The primary metric for load capacity is Requests per Second (RPS), which counts only successfully responded requests. As concurrent users increase, RPS rises until a tipping point where additional users cause RPS to drop and response time to increase; this point represents the system's maximum load.

2. Related Factors

Key factors influencing concurrency include bandwidth, hardware configuration, system configuration, application server configuration, and program logic. Bandwidth and hardware set the upper bound, while the other factors determine how close to that bound the system can operate.

2.1 Bandwidth

Bandwidth, measured in Mbps, determines the maximum data transmission speed, analogous to the width of a water pipe.

2.2 Hardware Configuration

Critical hardware parameters are CPU frequency/cores, memory size and speed, and disk speed (SSD vs. HDD). Upgrading these components directly raises the load ceiling.

2.3 System Configuration

On Linux, several kernel and limit settings affect load capacity:

File descriptor limits: /proc/sys/fs/file-max and per‑process limits via ulimit -n or /etc/security/limits.conf.

Process/thread limits: ulimit -u for processes, /proc/sys/kernel/threads-max for threads, and PTHREAD_THREADS_MAX for per‑process thread caps.

TCP kernel parameters: tuning net.ipv4.tcp_syncookies, net.ipv4.tcp_tw_reuse, net.ipv4.tcp_tw_recycle, net.ipv4.tcp_fin_timeout, and others in /etc/sysctl.conf to reduce TIME_WAIT buildup and improve connection handling.

2.4 Application Server Configuration

Different concurrency models are used by servers:

Multi‑process (one process per request)

Prefork (process pool)

Worker (one thread per request)

Master/worker (event‑driven, non‑blocking I/O, used by Nginx)

2.4.1 Nginx/Tengine

Key settings include matching worker count to CPU cores, appropriate keep‑alive timeout, increasing worker_rlimit_nofile, and enabling HTTP/1.1 keep‑alive for upstream connections.

2.4.2 Tomcat

Tomcat tuning involves JVM options (heap sizes -Xms, -Xmx, young generation -Xmn, stack size -Xss) and connector parameters such as protocol (prefer apr), connectionTimeout, maxThreads, minSpareThreads, acceptCount, and maxConnection.

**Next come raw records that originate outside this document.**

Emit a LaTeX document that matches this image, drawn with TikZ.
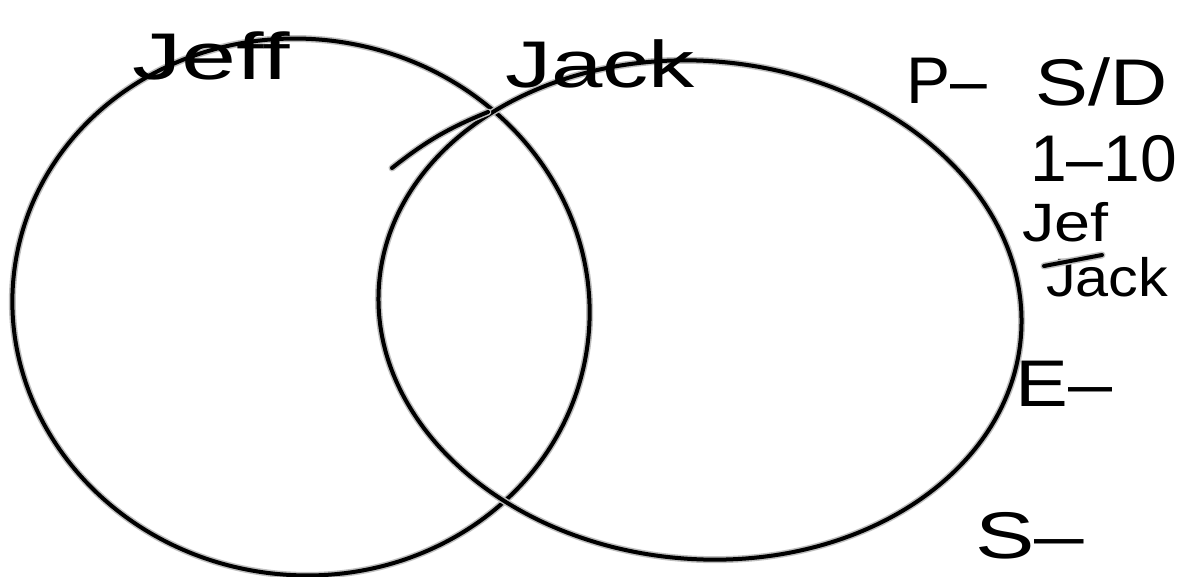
\documentclass[tikz,border=0pt]{standalone}
\usepackage{fontspec}
\setsansfont{Liberation Sans}
\usetikzlibrary{positioning}
\newcommand{\widen}[2]{\scalebox{#1}[1]{#2}}

\begin{document}
\begin{tikzpicture}[
    x=1pt,y=-1pt,
    node distance=2pt,
    pen/.style={draw=black,line width=4pt,line cap=round,preaction={draw=gray!50,line width=7pt,line cap=round}},
    scrawl/.style={font=\sffamily\fontsize{66}{66}\selectfont,inner sep=0pt,anchor=base west},
    small scrawl/.style={scrawl,font=\sffamily\fontsize{54}{54}\selectfont}
]
\useasboundingbox (0,0) rectangle (1196,577);
% the two sets
\draw[pen] (301,307) ellipse [x radius=289,y radius=268,rotate=-8];
\draw[pen] (700,310) ellipse [x radius=322,y radius=249,rotate=-5];
\draw[pen] (392,168) to[bend left=8] (488,112);
% set names
\node[scrawl] (jeff) at (132,80) {\widen{1.5}{Jeff}};
\node[scrawl] (jack) at (505,88) {\widen{1.4}{Jack}};
% notes on the right
\node[scrawl] (p) at (906,104) {\widen{1.0}{P--}};
\node[scrawl] (sd) at (1035,106) {\widen{1.2}{S/D}};
\node[scrawl] (range) at (1030,182) {\widen{1.0}{1--10}};
\node[small scrawl] (jef) at (1022,242) {\widen{1.2}{Jef}};
\node[small scrawl] (jack2) at (1046,296) {\widen{1.1}{Jack}};
\draw[pen] (1044,266) coordinate (barl) -- (1102,255) coordinate (barr);
\node[scrawl] (e) at (1015,406) {\widen{1.2}{E--}};
\node[scrawl] (s) at (975,558) {\widen{1.35}{S--}};
\end{tikzpicture}
\end{document}
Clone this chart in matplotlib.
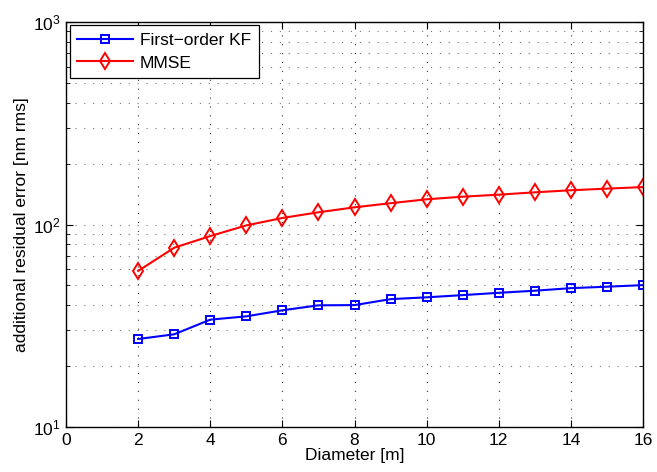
import numpy as np
import matplotlib
matplotlib.use("Agg")
import matplotlib.pyplot as plt
from matplotlib.ticker import LogLocator, NullFormatter

plt.rcParams['font.family'] = ['Liberation Sans', 'DejaVu Sans']
plt.rcParams['mathtext.fontset'] = 'custom'
plt.rcParams['mathtext.rm'] = 'Liberation Sans'

# Data
diameter = [2, 3, 4, 5, 6, 7, 8, 9, 10, 11, 12, 13, 14, 15, 16]
kf_error = [27.2, 28.7, 33.9, 35.2, 37.7, 39.9, 40.0, 42.8, 43.7, 44.8, 46.0, 47.1, 48.5, 49.3, 50.2]
mmse_error = [59.0, 76.8, 87.7, 99.0, 107.7, 114.9, 121.6, 127.4, 133.2, 137.2, 140.4, 144.2, 147.6, 150.4, 153.0]

fs = 12.5

fig = plt.figure(figsize=(6.57, 4.72), dpi=100)
ax = fig.add_axes([0.1005, 0.0953, 0.8782, 0.8581])

ax.plot(diameter, kf_error, '-s', color='#0000ff', lw=1.5, ms=6.3,
        mfc='none', mew=1.4, label='First\u2212order KF')
ax.plot(diameter, mmse_error, '-d', color='#ff0000', lw=1.5, ms=8.5,
        mfc='none', mew=1.4, label='MMSE')

ax.set_yscale('log')
ax.set_xlim(0, 16)
ax.set_ylim(10, 1000)
ax.set_xticks(range(0, 17, 2))
ax.yaxis.set_major_locator(LogLocator(base=10))
ax.yaxis.set_minor_locator(LogLocator(base=10, subs=np.arange(2, 10)))
ax.yaxis.set_minor_formatter(NullFormatter())

dots = (0, (1, 7))
ax.grid(True, which='major', axis='x', ls=dots, color='#333333', lw=0.8)
ax.grid(True, which='major', axis='y', ls=dots, color='#777777', lw=0.8)
ax.grid(True, which='minor', axis='y', ls=dots, color='#777777', lw=0.8)

ax.tick_params(which='both', direction='in', top=True, right=True, labelsize=fs)
ax.tick_params(which='major', length=5, pad=4)
ax.tick_params(which='minor', length=3)
for s in ax.spines.values():
    s.set_linewidth(1.0)

ax.set_xlabel('Diameter [m]', fontsize=fs, labelpad=0)
ax.set_ylabel('additional residual error [nm rms]', fontsize=fs, labelpad=3)

leg = ax.legend(loc='upper left', fontsize=fs, fancybox=False, framealpha=1,
                edgecolor='black', borderaxespad=0.2, handlelength=3.2,
                handletextpad=0.4, borderpad=0.45, labelspacing=0.4)
leg.get_frame().set_linewidth(0.9)

fig.savefig('out.png', dpi=100)
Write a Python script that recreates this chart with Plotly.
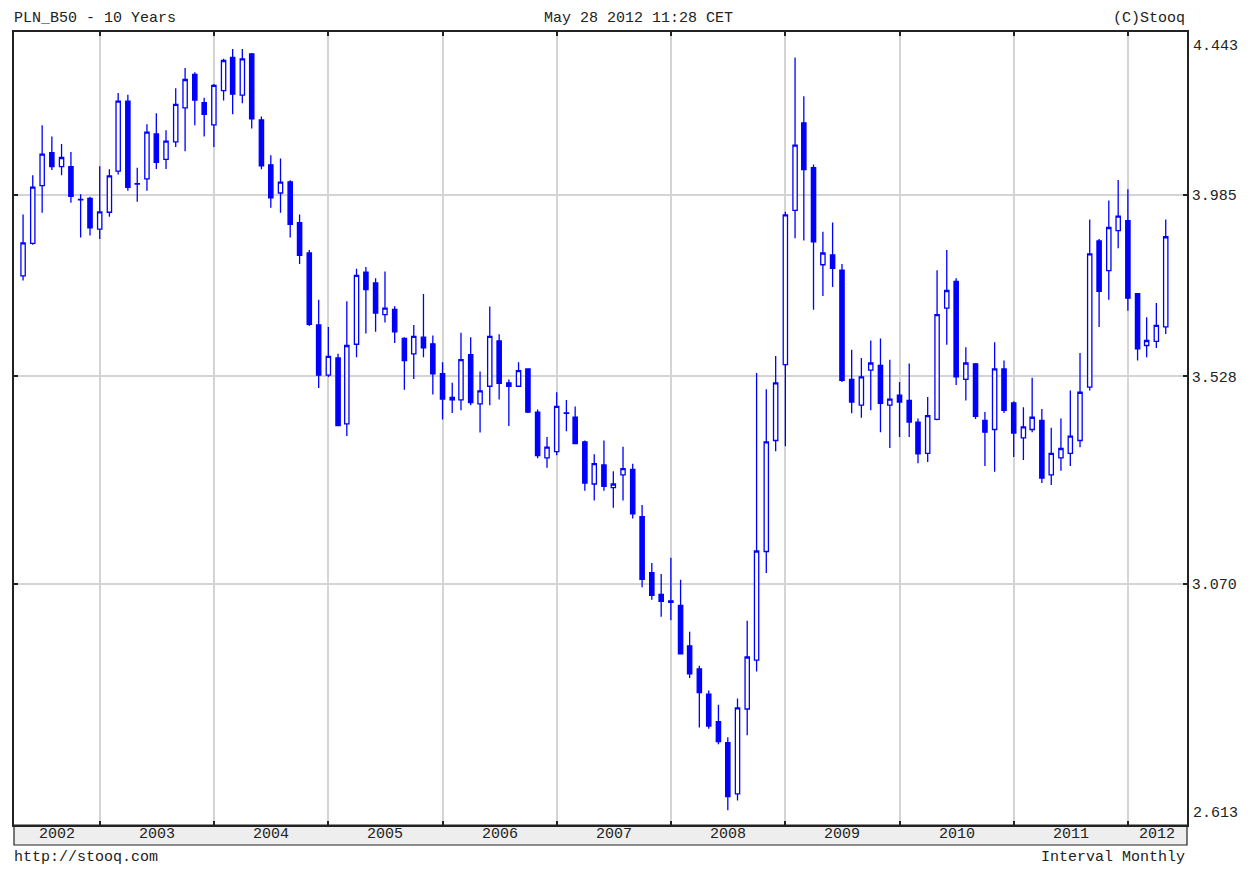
import math
import pandas as pd
import plotly.graph_objects as go

# Monthly candles, May 2002 .. May 2012
months = pd.date_range("2002-05-01", "2012-05-01", freq="MS")

open_ = [3.774, 3.857, 4.009, 4.098, 4.060, 4.060, 3.972, 3.975, 3.894, 3.938,
         4.048, 4.242, 4.014, 4.027, 4.150, 4.080, 4.128, 4.223, 4.319, 4.238,
         4.175, 4.272, 4.368, 4.259, 4.378, 4.189, 4.065, 3.989, 4.019, 3.911,
         3.832, 3.652, 3.531, 3.572, 3.418, 3.605, 3.783, 3.756, 3.677, 3.690,
         3.619, 3.582, 3.622, 3.606, 3.535, 3.479, 3.473, 3.580, 3.464, 3.505,
         3.613, 3.513, 3.505, 3.546, 3.445, 3.341, 3.355, 3.443, 3.433, 3.377,
         3.283, 3.325, 3.275, 3.303, 3.315, 3.212, 3.094, 3.049, 3.036, 3.027,
         2.946, 2.901, 2.852, 2.800, 2.761, 2.668, 2.824, 2.918, 3.138, 3.380,
         3.556, 3.943, 4.181, 4.057, 3.802, 3.827, 3.788, 3.521, 3.461, 3.543,
         3.554, 3.461, 3.484, 3.472, 3.422, 3.351, 3.428, 3.693, 3.760, 3.521,
         3.558, 3.426, 3.405, 3.546, 3.466, 3.386, 3.405, 3.426, 3.303, 3.341,
         3.351, 3.380, 3.503, 3.863, 3.787, 3.890, 3.916, 3.729, 3.602, 3.612,
         3.647]
high = [3.932, 4.037, 4.174, 4.143, 4.122, 4.100, 3.986, 3.979, 4.061, 4.053,
        4.265, 4.260, 4.057, 4.177, 4.208, 4.160, 4.279, 4.337, 4.325, 4.252,
        4.291, 4.364, 4.393, 4.393, 4.381, 4.199, 4.091, 4.082, 4.023, 3.932,
        3.840, 3.714, 3.647, 3.582, 3.710, 3.792, 3.796, 3.768, 3.785, 3.698,
        3.622, 3.652, 3.728, 3.626, 3.562, 3.513, 3.633, 3.622, 3.540, 3.697,
        3.629, 3.521, 3.562, 3.546, 3.451, 3.388, 3.491, 3.473, 3.458, 3.380,
        3.349, 3.380, 3.311, 3.366, 3.328, 3.237, 3.114, 3.091, 3.125, 3.079,
        2.974, 2.907, 2.859, 2.832, 2.771, 2.844, 2.996, 3.536, 3.498, 3.577,
        3.939, 4.368, 4.256, 4.066, 3.887, 3.911, 3.804, 3.592, 3.572, 3.614,
        3.619, 3.568, 3.515, 3.559, 3.430, 3.480, 3.788, 3.840, 3.768, 3.598,
        3.560, 3.445, 3.610, 3.566, 3.470, 3.456, 3.525, 3.452, 3.409, 3.430,
        3.495, 3.584, 3.919, 3.868, 3.969, 4.024, 3.999, 3.731, 3.671, 3.706,
        3.919]
low = [3.762, 3.853, 3.937, 4.051, 4.037, 3.963, 3.872, 3.877, 3.868, 3.926,
       4.039, 3.995, 3.966, 3.995, 4.054, 4.054, 4.114, 4.102, 4.174, 4.143,
       4.114, 4.244, 4.205, 4.236, 4.165, 4.053, 3.950, 3.937, 3.872, 3.804,
       3.649, 3.501, 3.527, 3.413, 3.390, 3.574, 3.631, 3.635, 3.658, 3.608,
       3.497, 3.522, 3.574, 3.486, 3.428, 3.443, 3.449, 3.461, 3.398, 3.461,
       3.474, 3.413, 3.505, 3.443, 3.340, 3.319, 3.347, 3.401, 3.373, 3.268,
       3.247, 3.268, 3.231, 3.247, 3.208, 3.064, 3.038, 3.004, 2.997, 2.930,
       2.883, 2.789, 2.787, 2.758, 2.639, 2.656, 2.775, 2.896, 3.093, 3.356,
       3.367, 3.870, 3.864, 3.689, 3.723, 3.746, 3.515, 3.442, 3.432, 3.449,
       3.399, 3.363, 3.388, 3.388, 3.329, 3.332, 3.426, 3.604, 3.508, 3.472,
       3.429, 3.323, 3.310, 3.443, 3.343, 3.336, 3.399, 3.285, 3.281, 3.312,
       3.323, 3.365, 3.495, 3.647, 3.714, 3.844, 3.687, 3.566, 3.574, 3.596,
       3.630]
close = [3.858, 4.005, 4.094, 4.060, 4.085, 3.980, 3.971, 3.897, 3.939, 4.035,
         4.242, 4.004, 4.013, 4.155, 4.072, 4.130, 4.233, 4.304, 4.245, 4.205,
         4.287, 4.359, 4.262, 4.364, 4.192, 4.062, 3.976, 4.018, 3.906, 3.826,
         3.653, 3.531, 3.576, 3.414, 3.602, 3.775, 3.739, 3.681, 3.693, 3.635,
         3.566, 3.624, 3.596, 3.534, 3.475, 3.473, 3.568, 3.467, 3.494, 3.624,
         3.512, 3.505, 3.542, 3.445, 3.346, 3.365, 3.458, 3.442, 3.373, 3.285,
         3.328, 3.278, 3.283, 3.317, 3.218, 3.080, 3.047, 3.035, 3.033, 2.930,
         2.891, 2.855, 2.792, 2.763, 2.663, 2.826, 2.924, 3.139, 3.377, 3.513,
         3.931, 4.119, 4.052, 3.861, 3.832, 3.793, 3.519, 3.468, 3.527, 3.560,
         3.465, 3.475, 3.468, 3.422, 3.350, 3.437, 3.677, 3.737, 3.527, 3.560,
         3.435, 3.399, 3.546, 3.449, 3.397, 3.411, 3.433, 3.296, 3.351, 3.362,
         3.390, 3.491, 3.830, 3.735, 3.898, 3.928, 3.718, 3.594, 3.614, 3.651,
         3.874]

year_ticks = [f"{y}-01-01" for y in range(2003, 2013)]
year_labels = [str(y) for y in range(2002, 2013)]
price_ticks = [3.070, 3.528, 3.985]
price_min, price_max = 2.613, 4.443

BLUE = "#0000ff"
FONT = "Liberation Mono"
x_start, x_end = pd.Timestamp("2002-04-02"), pd.Timestamp("2012-07-08")

fig = go.Figure(go.Candlestick(
    x=months, open=open_, high=high, low=low, close=close,
    increasing=dict(line=dict(color=BLUE, width=1.3), fillcolor="white"),
    decreasing=dict(line=dict(color=BLUE, width=1.3), fillcolor=BLUE),
    whiskerwidth=0, showlegend=False, hoverinfo="skip",
))

plot_h = 793
band = 20 / plot_h

shapes = [dict(type="rect", xref="paper", yref="paper", x0=0, x1=1, y0=-band, y1=0,
               fillcolor="#eeeeee", line=dict(color="#222", width=1.2), layer="below")]

annotations = []
# year labels centred in each year segment of the band
bounds = [x_start] + [pd.Timestamp(t) for t in year_ticks] + [x_end]
for i, lab in enumerate(year_labels):
    a, b = bounds[i], bounds[i + 1]
    mid = a + (b - a) / 2
    annotations.append(dict(x=mid, y=-band / 2, xref="x", yref="paper", text=lab,
                            showarrow=False, xanchor="center", yanchor="middle",
                            font=dict(family=FONT, size=15, color="#222")))

txt = dict(family=FONT, size=15, color="#222")
annotations += [
    dict(x=1, y=1, xref="paper", yref="paper", text=f"{price_max:.3f}", showarrow=False,
         xanchor="left", yanchor="top", xshift=4, yshift=-4, font=txt),
    dict(x=1, y=0, xref="paper", yref="paper", text=f"{price_min:.3f}", showarrow=False,
         xanchor="left", yanchor="bottom", xshift=4, yshift=1, font=txt),
    dict(x=0, y=1, xref="paper", yref="paper", text="PLN_B50 - 10 Years", showarrow=False,
         xanchor="left", yanchor="bottom", xshift=-2, yshift=3, font=txt),
    dict(x=(541 - 12) / 1175, y=1, xref="paper", yref="paper", text="May 28 2012 11:28 CET",
         showarrow=False, xanchor="left", yanchor="bottom", yshift=3, font=txt),
    dict(x=1, y=1, xref="paper", yref="paper", text="(C)Stooq", showarrow=False,
         xanchor="right", yanchor="bottom", yshift=3, font=txt),
    dict(x=0, y=-band, xref="paper", yref="paper", text="http://stooq.com", showarrow=False,
         xanchor="left", yanchor="top", xshift=-2, yshift=-2, font=txt),
    dict(x=1, y=-band, xref="paper", yref="paper", text="Interval Monthly", showarrow=False,
         xanchor="right", yanchor="top", yshift=-2, font=txt),
]

fig.update_layout(
    width=1245, height=865,
    margin=dict(l=4, r=66, t=24, b=48),
    paper_bgcolor="white", plot_bgcolor="white",
    shapes=shapes, annotations=annotations,
    xaxis=dict(type="date", range=[x_start, x_end], rangeslider=dict(visible=False),
               tickvals=year_ticks, showticklabels=False,
               showgrid=True, gridcolor="#d4d4d4", gridwidth=1.5,
               ticks="inside", ticklen=4, tickcolor="#222", tickwidth=1.5,
               showline=True, linecolor="#222", linewidth=1.5, mirror="ticks",
               zeroline=False, fixedrange=True),
    yaxis=dict(type="log", range=[math.log10(price_min), math.log10(price_max)],
               side="right", tickvals=price_ticks, ticktext=[f"{v:.3f}" for v in price_ticks],
               showgrid=True, gridcolor="#d4d4d4", gridwidth=1.5,
               ticks="inside", ticklen=4, tickcolor="#222", tickwidth=1.5,
               showline=True, linecolor="#222", linewidth=1.5, mirror="ticks",
               tickfont=txt, zeroline=False, fixedrange=True),
)

fig.write_html("out.html")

Large‑memory Tomcat can suffer long GC pauses, while smaller Tomcat instances in a cluster improve scalability and fault tolerance.

2.4.3 Database

MySQL is the common relational database but can become a bottleneck at high load. Strategies include vertical/horizontal sharding, using Redis as a cache layer, and implementing read‑write separation with master/slave replication.

3. Typical Architecture

A common web stack is illustrated as: LVS + Nginx + Tomcat + MySQL + Redis.